My team has just published findings from a brand-new research study, conducted in mid-2025, investigating how a group of Australians are using generative AI, what they think of it and where they think it will go in the future.
The study’s findings have been published as an open access preprint which can be downloaded here.
As part of our research funded by the Australian Research Council Centre of Excellence for Automated Decision-Making and Society, postdoctoral research fellow Bronwyn Bailey-Charteris and I used a qualitative approach, involving conducting five focus groups with a total of 32 Australian adults from all around the country, of different ages, educational levels and ethnicity. This meant we could achieve in-depth insights into their understandings, practices and imaginaries relating to generative AI applications.
Our findings show how Australians have incorporated generative AI applications into their everyday lives. Nearly all participants, regardless of their age, gender, ethnicity or geographical location, had experimented with generative AI. Notably, these Australians saw them as little more than practical, mundane software that were now pervasive and therefore unavoidable. Generative AI was described as helping to achieve better efficiency, timesaving and productivity in accomplishing routine tasks at home and work. As one of our participants described it:
If I’m writing an email or sending an SMS to somebody, I can literally just press a button. It just gathers all the information from the screen on their file. I just skim over it and go, yeah, that sounds good. And then press send.
People gave examples of using it providing advice and information for travel planning, home renovations and garden planting ideas, or health topics, or for writing social media posts.
I look at it like it’s an advisor that you can turn to. You can ask it absolutely anything and it will give you the information.
Our findings are in line with a recent report by the the US National Bureau of Economic Research in collaboration with OpenAI using its data on ChatGPT use across the world. These researchers estimated that by July 2025, close to 10% of the world’s adult population had used it. ChatGPT was used principally for practical purposes for getting tasks done, seeking information and help with writing (particularly work documents) rather than for self-expression, creative or playful activities.
While many participants found generative AI applications to be useful, they also expressed a number of concerns and anxieties about these technologies. The most common drawback expressed by participants was the constant errors in the content returned from their queries. Participants emphasised the need to use generative AI with caution and constantly double-check it due to the risk of incorrect information being provided or missing information.

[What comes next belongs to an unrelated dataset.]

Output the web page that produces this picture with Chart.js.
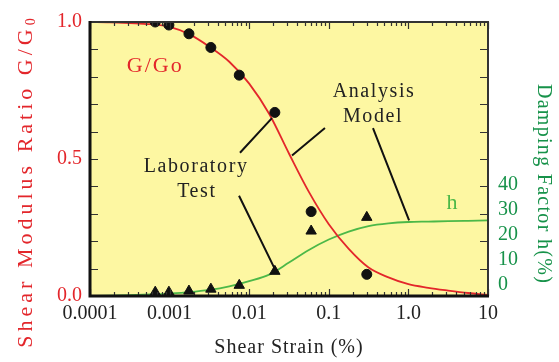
<!DOCTYPE html>
<html>
<head>
<meta charset="utf-8">
<script src="https://cdn.jsdelivr.net/npm/chart.js@4.4.1/dist/chart.umd.min.js"></script>
<style>
  html,body{margin:0;padding:0;background:#fff;}
  canvas{display:block;}
</style>
</head>
<body>
<canvas id="chart" width="559" height="362"></canvas>
<script>
// model curves (shear strain %, G/Go, damping %)
const strain = [0.0001,0.000178,0.000316,0.000562,0.001,0.00178,0.00316,0.00562,0.01,0.0178,0.0316,0.0562,0.1,0.178,0.316,0.562,1,1.78,3.16,5.62,10];
const ratioModel = [1.0,0.999,0.996,0.992,0.982,0.955,0.91,0.855,0.775,0.665,0.52,0.38,0.262,0.172,0.104,0.068,0.043,0.03,0.02,0.011,0.004];
const dampModel = [0,0.12,0.3,0.55,0.9,1.4,2.2,3.5,5.4,7.8,12.2,16.8,20.6,23.5,25.5,26.5,27.0,27.15,27.3,27.45,27.6];

// laboratory test points
const labStrain = [0.00066,0.00098,0.00175,0.0033,0.0075,0.021,0.06,0.30];
const labRatio = [1.0,0.989,0.957,0.907,0.806,0.670,0.308,0.079];
const labDamp = [1.4,1.4,1.8,2.5,3.9,9.0,23.7,28.7];

const xLabels = ['0.0001','0.001','0.01','0.1','1.0','10'];
const dampTicks = [0,10,20,30,40];

const RED = '#e3262b', GREEN = '#4cb848', GREEN_TXT = '#17924a';
const FONT = '"Liberation Serif","DejaVu Serif",serif';

// annotations, in data coords (strain, G/Go)
const notes = [
  {t:'G/Go', x:0.00066, y:0.839, c:RED, s:22, ls:2},
  {t:'h', x:3.53, y:0.34, c:GREEN, s:22, ls:0},
  {t:'Analysis', x:0.37, y:0.746, c:'#222', s:20, ls:1.6},
  {t:'Model', x:0.36, y:0.656, c:'#222', s:20, ls:1.6},
  {t:'Laboratory', x:0.00215, y:0.47, c:'#222', s:20, ls:1.6},
  {t:'Test', x:0.0022, y:0.38, c:'#222', s:20, ls:1.6}
];
const leaders = [
  [0.00766,0.523,0.0193,0.649],
  [0.00745,0.366,0.0211,0.097],
  [0.0345,0.513,0.0895,0.613],
  [0.359,0.613,1.02,0.276]
];

const pts = (xs,ys) => xs.map((x,i)=>({x, y:ys[i]}));

const frame = {
  id:'frame',
  beforeDraw(c){
    const a = c.chartArea, ctx = c.ctx;
    ctx.save();
    ctx.fillStyle = '#fdf7a2';
    ctx.fillRect(a.left, a.top, a.right-a.left, a.bottom-a.top);
    ctx.restore();
  },
  afterDraw(c){
    const a = c.chartArea, ctx = c.ctx, sx = c.scales.x, sy = c.scales.y;
    ctx.save();
    // inner ticks
    ctx.strokeStyle = '#333';
    ctx.lineWidth = 1.2;
    ctx.beginPath();
    for(let e=-4;e<=1;e++){
      for(let m=1;m<=9;m++){
        const v = m*Math.pow(10,e);
        if(v>10.0001) break;
        const px = Math.round(sx.getPixelForValue(v))+0.5;
        const len = m===1 ? 7 : 4;
        ctx.moveTo(px,a.top); ctx.lineTo(px,a.top+len);
        ctx.moveTo(px,a.bottom); ctx.lineTo(px,a.bottom-len);
      }
    }
    for(let k=1;k<10;k++){
      const py = Math.round(sy.getPixelForValue(k/10))+0.5;
      ctx.moveTo(a.left,py); ctx.lineTo(a.left+8,py);
      ctx.moveTo(a.right,py); ctx.lineTo(a.right-8,py);
    }
    ctx.stroke();
    // frame
    ctx.strokeStyle = '#333'; ctx.lineWidth = 2;
    ctx.beginPath();
    ctx.moveTo(a.left,a.top); ctx.lineTo(a.right,a.top); ctx.lineTo(a.right,a.bottom);
    ctx.stroke();
    ctx.strokeStyle = '#111'; ctx.lineWidth = 3;
    ctx.beginPath();
    ctx.moveTo(a.left,a.top-1); ctx.lineTo(a.left,a.bottom); ctx.lineTo(a.right+1,a.bottom);
    ctx.stroke();

    // leader lines
    ctx.strokeStyle = '#111'; ctx.lineWidth = 2;
    ctx.beginPath();
    for(const l of leaders){
      ctx.moveTo(sx.getPixelForValue(l[0]), sy.getPixelForValue(l[1]));
      ctx.lineTo(sx.getPixelForValue(l[2]), sy.getPixelForValue(l[3]));
    }
    ctx.stroke();

    // notes
    ctx.textAlign = 'center'; ctx.textBaseline = 'middle';
    for(const n of notes){
      ctx.font = n.s+'px '+FONT;
      ctx.letterSpacing = n.ls+'px';
      ctx.fillStyle = n.c;
      ctx.fillText(n.t, sx.getPixelForValue(n.x), sy.getPixelForValue(n.y));
    }

    // axis titles
    ctx.letterSpacing = '1px';
    ctx.font = '20px '+FONT; ctx.fillStyle = '#222';
    ctx.fillText('Shear Strain (%)', (a.left+a.right)/2, 348);

    ctx.save();
    ctx.translate(26,181); ctx.rotate(-Math.PI/2);
    ctx.fillStyle = RED; ctx.textAlign = 'left';
    ctx.font = '22px '+FONT; ctx.letterSpacing = '4px';
    const main = 'Shear Modulus Ratio G/G';
    const w = ctx.measureText(main).width;
    ctx.font = '14px '+FONT;
    const sw = ctx.measureText('0').width;
    const x0 = -(w+sw)/2;
    ctx.font = '22px '+FONT;
    ctx.fillText(main, x0, 0);
    ctx.font = '14px '+FONT;
    ctx.fillText('0', x0+w, 5);
    ctx.restore();

    ctx.save();
    ctx.translate(543,184); ctx.rotate(Math.PI/2);
    ctx.fillStyle = GREEN_TXT; ctx.textAlign = 'center';
    ctx.font = '20px '+FONT; ctx.letterSpacing = '1.3px';
    ctx.fillText('Damping Factor h(%)', 0, 0);
    ctx.restore();

    ctx.restore();
  }
};

new Chart(document.getElementById('chart'), {
  type:'line',
  data:{
    datasets:[
      {data:pts(strain,ratioModel), yAxisID:'y', borderColor:RED, borderWidth:1.8, pointRadius:0, cubicInterpolationMode:'monotone', order:3},
      {data:pts(strain,dampModel), yAxisID:'yd', borderColor:GREEN, borderWidth:1.8, pointRadius:0, cubicInterpolationMode:'monotone', order:4},
      {data:pts(labStrain,labRatio), yAxisID:'y', showLine:false, pointStyle:'circle', pointRadius:5, pointBackgroundColor:'#111', pointBorderColor:'#111', order:1},
      {data:pts(labStrain,labDamp), yAxisID:'yd', showLine:false, pointStyle:'triangle', pointRadius:6, pointBackgroundColor:'#111', pointBorderColor:'#111', order:2}
    ]
  },
  options:{
    responsive:false,
    devicePixelRatio:1,
    animation:false,
    layout:{padding:{top:17,left:0,right:0,bottom:0}},
    plugins:{legend:{display:false}, tooltip:{enabled:false}},
    scales:{
      x:{
        type:'logarithmic', min:0.0001, max:10, position:'bottom',
        grid:{display:false, drawTicks:false}, border:{display:false},
        afterFit(s){ s.height = 66; },
        ticks:{
          autoSkip:false, maxRotation:0, padding:6, color:'#222',
          font:{family:FONT, size:20},
          callback(v){
            const l = Math.log10(v);
            if(Math.abs(l-Math.round(l))>1e-6) return '';
            return xLabels[Math.round(l)+4];
          }
        }
      },
      y:{
        min:0, max:1, position:'left',
        grid:{display:false, drawTicks:false}, border:{display:false},
        afterFit(s){ s.width = 90; },
        ticks:{stepSize:0.5, padding:8, color:RED, font:{family:FONT, size:20}, callback:v=>Number(v).toFixed(1)}
      },
      yd:{min:0, max:100, position:'right', display:false},
      yl:{
        min:-4.3, max:105.1, position:'right',
        grid:{display:false, drawTicks:false}, border:{display:false},
        afterFit(s){ s.width = 71; },
        afterBuildTicks(s){ s.ticks = dampTicks.map(v=>({value:v})); },
        ticks:{padding:10, color:GREEN_TXT, font:{family:FONT, size:20}}
      }
    }
  },
  plugins:[frame]
});
</script>
</body>
</html>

It’s not always 100% accurate. You have to read carefully the content that is generated by AI. And especially if you know the subject that is generated, you feel sometimes there’s something wrong here.
Even more concerning than continual errors in generative AI content was the idea that the software could be used by others to deliberately mislead people or spread malicious disinformation.
Well, I mean, there’s so much misinformation out there. You can use AI to create images that are just completely false. So there should be some sort of checks and balances, since, you know, you can’t really trust a lot of the news.
However, there was little suggestion from participants that AI itself would become a powerful, super-intelligent agent capable of controlling or replacing humans. Instead, and perhaps because their everyday experiences had amply demonstrated to them the failings and lack of ‘intelligence’ of contemporary AI, our participants’ concerns were grounded in the realisation for some that over-use of these applications could make them lazy or delimit their capacities to learn from doing:
If I can get ChatGPT to write me an email or to write this paragraph in an assignment that I have to do, or write me a recipe – like, I can see that it would be very, very easy to start using it for absolutely everything. And I’m scared of losing who I am as a person.
Participants also expressed feelings of powerlessness over what they could do to avoid using generative AI in the face of the determination by Big Tech – and in some cases, employers and educational institutions – to promote its use. More profound negative impacts were mostly recounted as abstract or as potential problems in a future world if generative AI development by Big Tech was allowed to progress without government regulation.